“Be honest, follow your instincts, work really hard, and just be yourself.“
Final and fourth post in a series featuring “Getting Further with Honey” An Oral History of a Successful Female Vice President. Recorded and dictated in 1997……
The last three weeks have detailed the “herstory” of the first ever female Vice President of Marketing and Sales at Hershey Entertainment and Resort Company from 1997. Her honest and vulnerable stories still ring true today. I hope her bravery and brutal honesty have made you laugh, reflect and consider… “What will my story be?”.
In this final reflection on her thoughts from 1997, she shares advice for a woman pursuing a career and family. Her words could be considered as slightly controversial in this day and time, but I cannot help but share what we may all be thinking and only she was brave enough to say all those years ago.
“Be aggressive with class and with poise and don’t try to talk louder or faster than the next person, just be yourself. The biggest thing people do is try to be something that they are not, but you always have to back it up with your homework… always take that extra time to deliver over and beyond what they are expecting.
For a woman in the business world in 1997 it helps to be attractive, that will get you in the door but from there you have to prove yourself from that point on. You can use attractiveness as long as you use it to the point before it becomes something negative, there is a fine line, don’t go over the edge. Having sex appeal is great, being sleazy is not.
Be honest, follow your instincts, work really hard, and just be yourself. It all sounds very Pollyanna but it is not, it really has worked for me and I think that it would work for you.
I wish I would have known that eventually what comes around goes around. I wasted a lot of brain power over why are they still here and why did they just get promoted when I knew that they were not all about the right things. I wish I would have believed and known that eventually, whether it is ten years or ten months from now, it will catch up with them. The way you behave, there is consequences, you can’t behave a certain way and not expect consequences.”
As I revisited this paper from so many years ago, I thought about where this 64-year-old woman is today. What was the trajectory of her career? Did she make difficult career and family decisions along the way? Did she know that she was brave all those years ago? Is she surprised that not a whole lot has changed in 24 years? A short search to locate her was unsuccessful. In just 17 years, I will be wherever she is today. What difference or significant impact will I have made?

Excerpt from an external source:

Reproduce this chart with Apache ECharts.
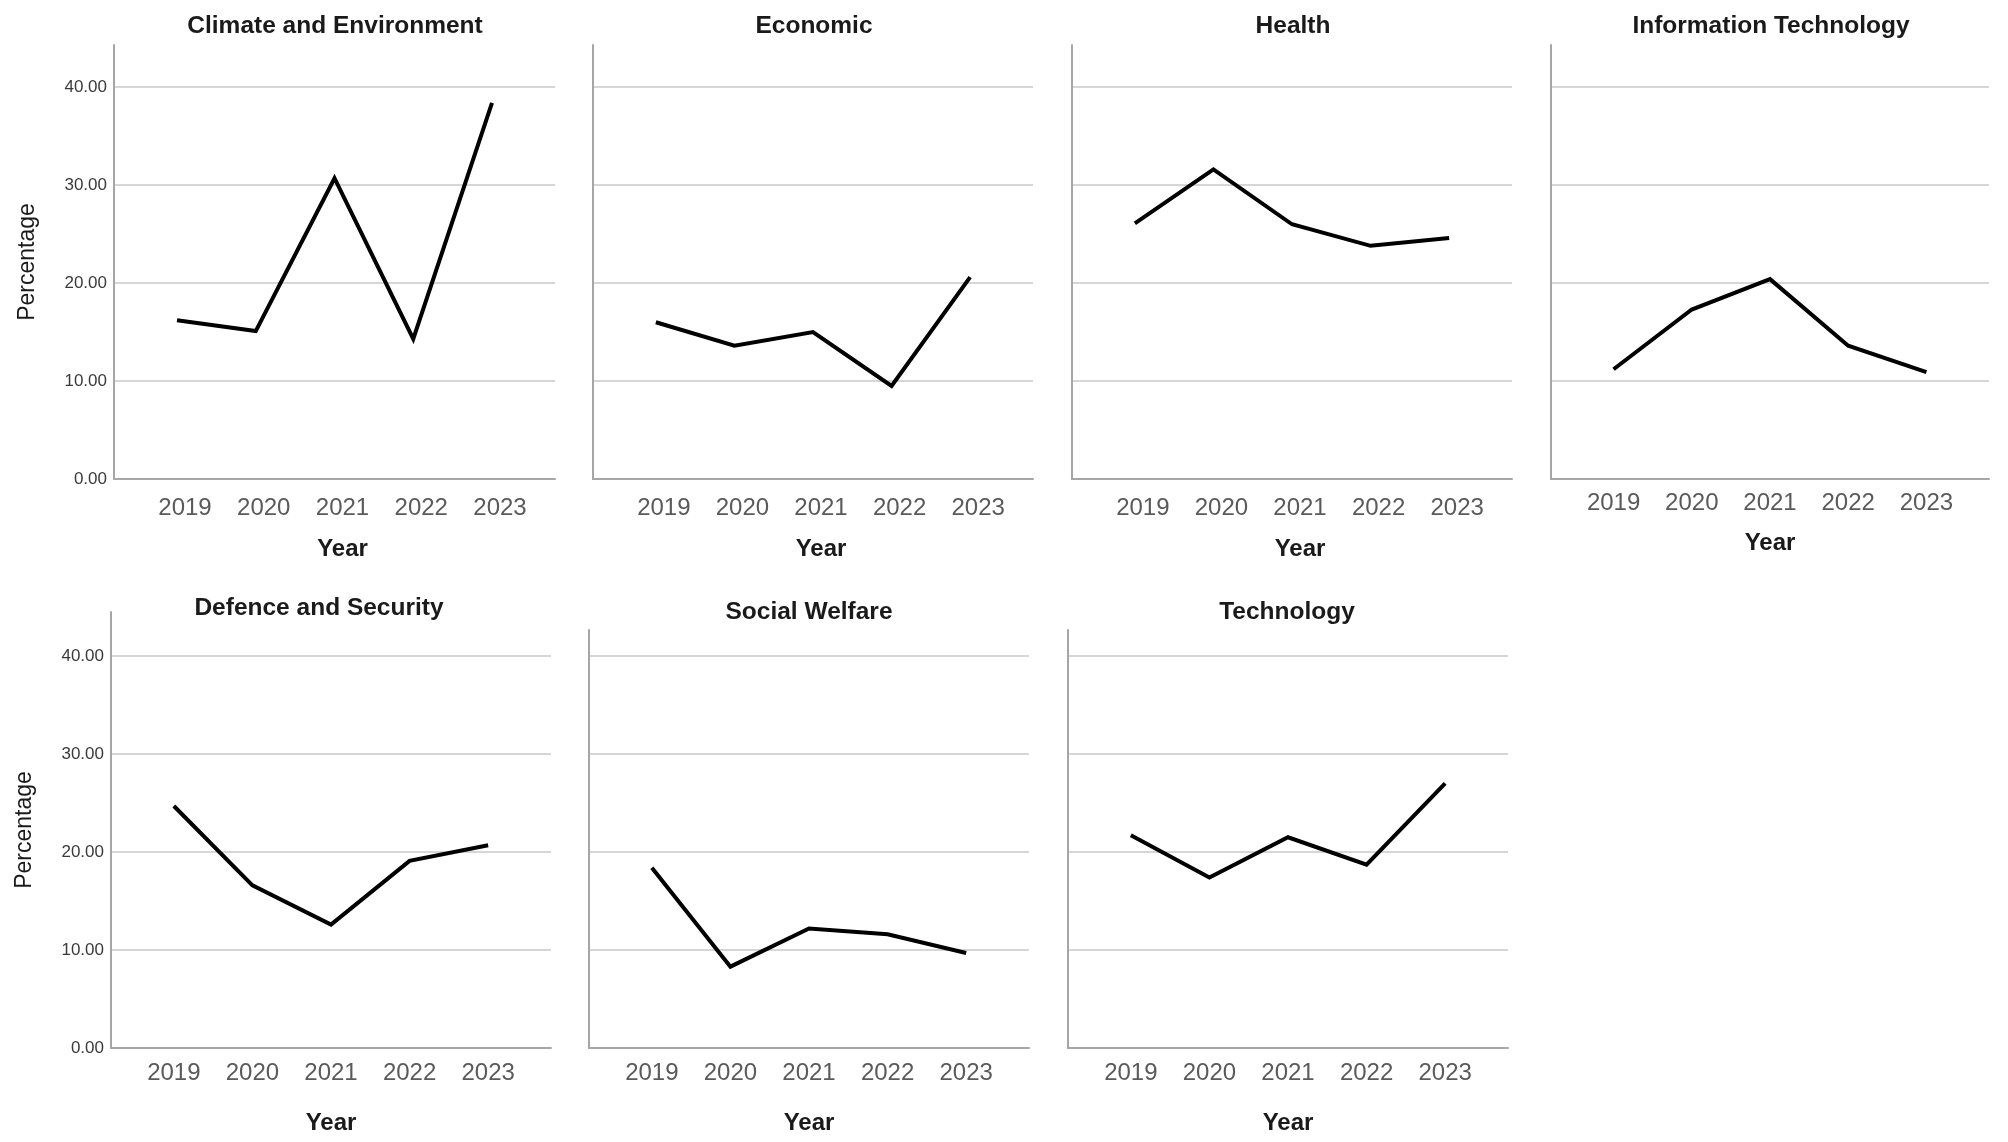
<!DOCTYPE html>
<html>
<head>
<meta charset="utf-8">
<script src="https://cdn.jsdelivr.net/npm/echarts@6/dist/echarts.min.js"></script>
<style>
html,body{margin:0;padding:0;background:#fff;}
#chart{width:2008px;height:1142px;}
</style>
</head>
<body>
<div id="chart"></div>
<script>
// ---- data ----
const years = [2019, 2020, 2021, 2022, 2023];
const yTicks = [0, 10, 20, 30, 40];
const panelTitles = ['Climate and Environment', 'Economic', 'Health', 'Information Technology',
                     'Defence and Security', 'Social Welfare', 'Technology'];
const climate       = [16.2, 15.1, 30.7, 14.3, 38.4];
const economic      = [16.0, 13.6, 15.0, 9.5, 20.6];
const health        = [26.1, 31.6, 26.0, 23.8, 24.6];
const infoTech      = [11.2, 17.3, 20.4, 13.6, 10.9];
const defence       = [24.7, 16.6, 12.6, 19.1, 20.7];
const socialWelfare = [18.4, 8.3, 12.2, 11.6, 9.7];
const technology    = [21.7, 17.4, 21.5, 18.7, 27.0];
const seriesValues = [climate, economic, health, infoTech, defence, socialWelfare, technology];

// ---- layout (positions / styles only) ----
const FONT = '"Liberation Sans", Arial, sans-serif';
const layout = [
  {left:114, top:45,  width:441, height:434, yMax:44.3, titleX:330,  titleY:9,   yLabels:true,  labelMargin:17, nameGap:58, shift:16},
  {left:593, top:45,  width:440, height:434, yMax:44.3, titleX:809,  titleY:9,   yLabels:false, labelMargin:17, nameGap:58, shift:16},
  {left:1072,top:45,  width:440, height:434, yMax:44.3, titleX:1288, titleY:9,   yLabels:false, labelMargin:17, nameGap:58, shift:16},
  {left:1551,top:45,  width:438, height:434, yMax:44.3, titleX:1766, titleY:9,   yLabels:false, labelMargin:12, nameGap:52, shift:0},
  {left:111, top:612, width:440, height:436, yMax:44.5, titleX:314,  titleY:591, yLabels:true,  labelMargin:13, nameGap:63, shift:0},
  {left:589, top:630, width:440, height:418, yMax:42.65,titleX:804,  titleY:595, yLabels:false, labelMargin:13, nameGap:63, shift:0},
  {left:1068,top:630, width:440, height:418, yMax:42.65,titleX:1282, titleY:595, yLabels:false, labelMargin:13, nameGap:63, shift:0}
];

const option = {
  backgroundColor:'#ffffff',
  animation:false,
  title:[], grid:[], xAxis:[], yAxis:[], series:[]
};

layout.forEach((L, i) => {
  option.title.push({
    text: panelTitles[i], left: L.titleX, top: L.titleY, textAlign:'center',
    textStyle:{fontFamily:FONT, fontSize:24.5, fontWeight:'bold', color:'#1a1a1a'}
  });
  option.grid.push({left:L.left, top:L.top, width:L.width, height:L.height, containLabel:false});
  option.xAxis.push({
    type:'value', gridIndex:i, min:2018.2, max:2023.8,
    name:'Year', nameLocation:'middle', nameGap:L.nameGap,
    nameTextStyle:{fontFamily:FONT, fontSize:24, fontWeight:'bold', color:'#1a1a1a', padding:[0,0,0,L.shift]},
    axisLine:{show:true, onZero:false, lineStyle:{color:'#a6a6a6', width:2}},
    axisTick:{show:false, customValues:years},
    splitLine:{show:false},
    axisLabel:{customValues:years, margin:L.labelMargin, fontFamily:FONT, fontSize:24, color:'#5a5a5a',
               padding:[0,0,0,L.shift], formatter: v => String(v)}
  });
  option.yAxis.push({
    type:'value', gridIndex:i, min:0, max:L.yMax,
    name: L.yLabels ? 'Percentage' : '', nameLocation:'middle', nameRotate:90, nameGap:75,
    nameTextStyle:{fontFamily:FONT, fontSize:23, color:'#1a1a1a'},
    axisLine:{show:true, lineStyle:{color:'#a6a6a6', width:2}},
    axisTick:{show:false, customValues:yTicks},
    splitLine:{show:true, lineStyle:{color:'#d6d6d6', width:2}},
    axisLabel:{show:L.yLabels, customValues:yTicks, margin:7, fontFamily:FONT, fontSize:17, color:'#3a3a3a',
               formatter: v => v.toFixed(2)}
  });
  option.series.push({
    type:'line', xAxisIndex:i, yAxisIndex:i, symbol:'none', silent:true,
    lineStyle:{color:'#000', width:4, join:'miter'},
    data: years.map((y, k) => [y, seriesValues[i][k]])
  });
});

const chart = echarts.init(document.getElementById('chart'));
chart.setOption(option);
</script>
</body>
</html>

In my final question to her during our interview, I asked her how she was different now versus when she had graduated from college. Her answer has stuck with me, I believe it will stick with you too.
The difference between what I am now and what I was when I began is that I was naïve, but yet no one would have ever described me as naïve. Wizard of Oz is my favorite movie, like Dorothy I really went in wide-eyed and hopeful and now I am very much no longer like that.
All these years later, I am also no longer naïve, wide-eyed or hopeful either. I have become determined, driven, passionate and slightly exhausted.